Strong Form Induction

P(0): Show that some property P is true for 0
Assume P(0),P(1),...,P(k) for a particular k
P(0) and P(1) and ... and P(k) => P(k+1): Show that if P is true for 
   all integers <= k, then P is true for k+1
Conclude that P(n) holds for all integers.

The gist:
  Check if a property P works for a base case
  Assume P is true for all integers from the base case value to k
  Check if P(k+1) (the next case) produces a true result.
  If so, since k is arbitrary, all values of k will work.

Example:
          
  P: Every integer n >=2 is divisible by a prime number 
  Base case: P(2) is true because 2/2 is legal and 2 is prime

  Inductive hypothesis: Assume P is true for 2 <= i < k.
                        So, P(2), P(3), ..., P(k) is true.
                        (use k-1 to make things easier)

  Inductive step: Need to show P works for *next* integer, k

        Note: k is either prime or not prime

        1) k is prime: k is divisible by itself, which is prime.
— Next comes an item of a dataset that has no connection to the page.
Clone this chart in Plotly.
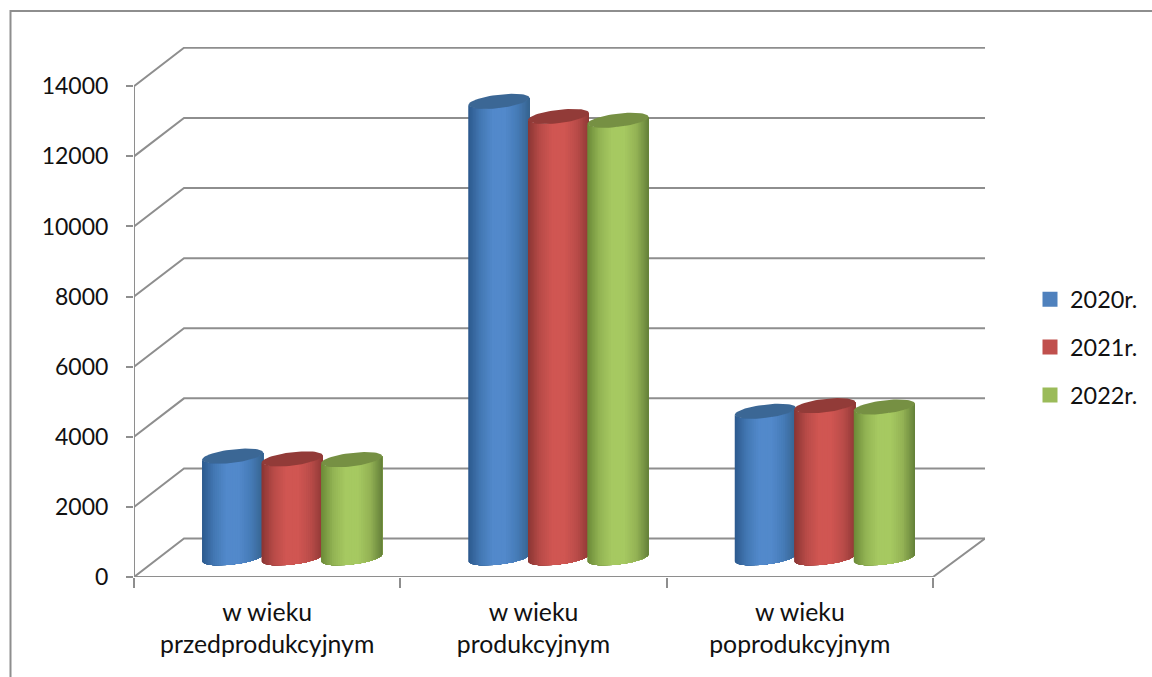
import math
import plotly.graph_objects as go

categories = ["w wieku<br>przedprodukcyjnym", "w wieku<br>produkcyjnym", "w wieku<br>poprodukcyjnym"]
years = ["2020r.", "2021r.", "2022r."]
v2020 = [2900, 13020, 4180]
v2021 = [2820, 12590, 4340]
v2022 = [2800, 12480, 4300]
value_ticks = [0, 2000, 4000, 6000, 8000, 10000, 12000, 14000]

BASE = ["#4F81BD", "#C0504D", "#9BBB59"]
STOPS = [
    ["#2d5a8e", "#4378b4", "#5289cb", "#5289cb", "#467bb7", "#36648f"],
    ["#8a3634", "#b84b48", "#d05652", "#d05652", "#ba4c49", "#8f3936"],
    ["#6c8a38", "#93b454", "#a6c961", "#a6c961", "#94b355", "#65813a"],
]
TOP = ["#3b6795", "#923b38", "#769043"]
GRID = "#8e8e8e"
FONT = "Lato"
FS = 24.8

PX_PER_CAT = 266.33
PX_PER_VAL = 491.7 / 14000
L, R, T, B = 134, 985, 46.5, 577.5
XR = (R - L) / PX_PER_CAT
YR = (B - T) / PX_PER_VAL
DX = 50 / PX_PER_CAT
DY = 38.5 / PX_PER_VAL

A = 30.5 / PX_PER_CAT
TILT = 3.5 / PX_PER_VAL
MINOR = 6.7 / PX_PER_VAL
SPACING = 59.5 / PX_PER_CAT
N = 40


def hex2rgb(h):
    return [int(h[i:i + 2], 16) for i in (1, 3, 5)]


def shade(stops, u):
    p = u * (len(stops) - 1)
    i = min(int(p), len(stops) - 2)
    f = p - i
    a, b = hex2rgb(stops[i]), hex2rgb(stops[i + 1])
    return "#%02x%02x%02x" % tuple(round(a[k] + (b[k] - a[k]) * f) for k in range(3))


def rim(cx, cy, t):
    return cx + A * math.cos(t), cy + TILT * math.cos(t) - MINOR * math.sin(t)


fig = go.Figure()


def line(xs, ys, w=2):
    fig.add_trace(go.Scatter(x=xs, y=ys, mode="lines", line=dict(color=GRID, width=w),
                             showlegend=False, hoverinfo="skip", cliponaxis=False))


# walls and floor
for v in value_ticks:
    line([0, DX, XR], [v, v + DY, v + DY])
line([0, 0], [0, 14000])
line([0, 3, 3 + 52 / PX_PER_CAT], [0, 0, DY])

# cylinders: each strip is painted from its left edge to the right rim, the next covers it
series = [v2020, v2021, v2022]
for c in range(len(categories)):
    center = c + 0.5 + DX / 2
    for s, vals in enumerate(series):
        cx = center + (s - 1) * SPACING
        base = DY / 2
        top = base + vals[c]
        for i in range(N):
            ts = [math.pi * (1 - j / N) for j in range(i, N + 1)]
            upper = [rim(cx, top, t) for t in ts]
            lower = [rim(cx, base, t) for t in reversed(ts)]
            poly = upper + lower + upper[:1]
            u = (math.cos(math.pi * (1 - (i + 0.5) / N)) + 1) / 2
            col = shade(STOPS[s], u)
            fig.add_trace(go.Scatter(x=[p[0] for p in poly], y=[p[1] for p in poly], mode="lines",
                                     fill="toself", fillcolor=col, line=dict(width=0),
                                     showlegend=False, hoverinfo="skip", cliponaxis=False))
        pts = [rim(cx, top, 2 * math.pi * k / 60) for k in range(61)]
        fig.add_trace(go.Scatter(x=[p[0] for p in pts], y=[p[1] for p in pts], mode="lines",
                                 fill="toself", fillcolor=TOP[s], line=dict(width=0),
                                 showlegend=False, hoverinfo="skip", cliponaxis=False))

# legend entries
for s, y in enumerate(years):
    fig.add_trace(go.Scatter(x=[None], y=[None], mode="markers", name=y, legendgroup=y,
                             marker=dict(symbol="square", size=15, color=BASE[s])))

# category labels on an overlay axis
fig.add_trace(go.Scatter(x=[None], y=[None], xaxis="x2", showlegend=False, hoverinfo="skip"))

fig.update_layout(
    width=1152, height=677, autosize=False,
    margin=dict(l=L, r=1152 - R, t=T, b=677 - B, autoexpand=False),
    paper_bgcolor="white", plot_bgcolor="white",
    font=dict(family=FONT, size=FS, color="#111111"),
    xaxis=dict(range=[0, XR], tickmode="array", tickvals=[0, 1, 2, 3], ticktext=["", "", "", ""],
               ticks="outside", ticklen=10, tickwidth=2, tickcolor=GRID, automargin=False,
               showgrid=False, zeroline=False, showline=False),
    xaxis2=dict(overlaying="x", side="bottom", anchor="y", range=[0, XR], tickmode="array",
                tickvals=[0.5, 1.5, 2.5], ticktext=categories, ticks="", ticklabelstandoff=18,
                tickangle=0, showgrid=False, zeroline=False, showline=False, tickfont=dict(size=FS)),
    yaxis=dict(range=[0, YR], tickmode="array", tickvals=value_ticks,
               ticktext=[str(v) for v in value_ticks], ticks="outside", ticklen=7,
               tickwidth=2, tickcolor=GRID, showgrid=False, zeroline=False, showline=False,
               ticklabelstandoff=13, tickfont=dict(size=23), automargin=False),
    legend=dict(x=(1030 - L) / (R - L), xanchor="left", y=(B - 347.5) / (B - T), yanchor="middle",
                tracegroupgap=14.5, font=dict(size=23.4), bgcolor="rgba(0,0,0,0)"),
    shapes=[dict(type="path", xref="paper", yref="paper", layer="below",
                 path="M %f %f L %f %f L %f %f" % (
                     (10.5 - L) / (R - L), (B - 690) / (B - T),
                     (10.5 - L) / (R - L), (B - 10.5) / (B - T),
                     (1160 - L) / (R - L), (B - 10.5) / (B - T)),
                 line=dict(color=GRID, width=2))],
)

fig.write_html("out.html", config=dict(displayModeBar=False),
               post_script="document.body.style.margin='0';document.body.style.overflow='hidden';")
OK.

        2) k is not prime: k = a*b, where 2<=a<k and 2<=b<k
  
           Since a and b are within 2<=i<k and we've assumed 
           P works for that range, a&b are divisible by prime number(s)

           So, k is divisible by at least one prime number.
           
  Conclusion: Therefore, all integers n >= 2 are divisible by a prime number.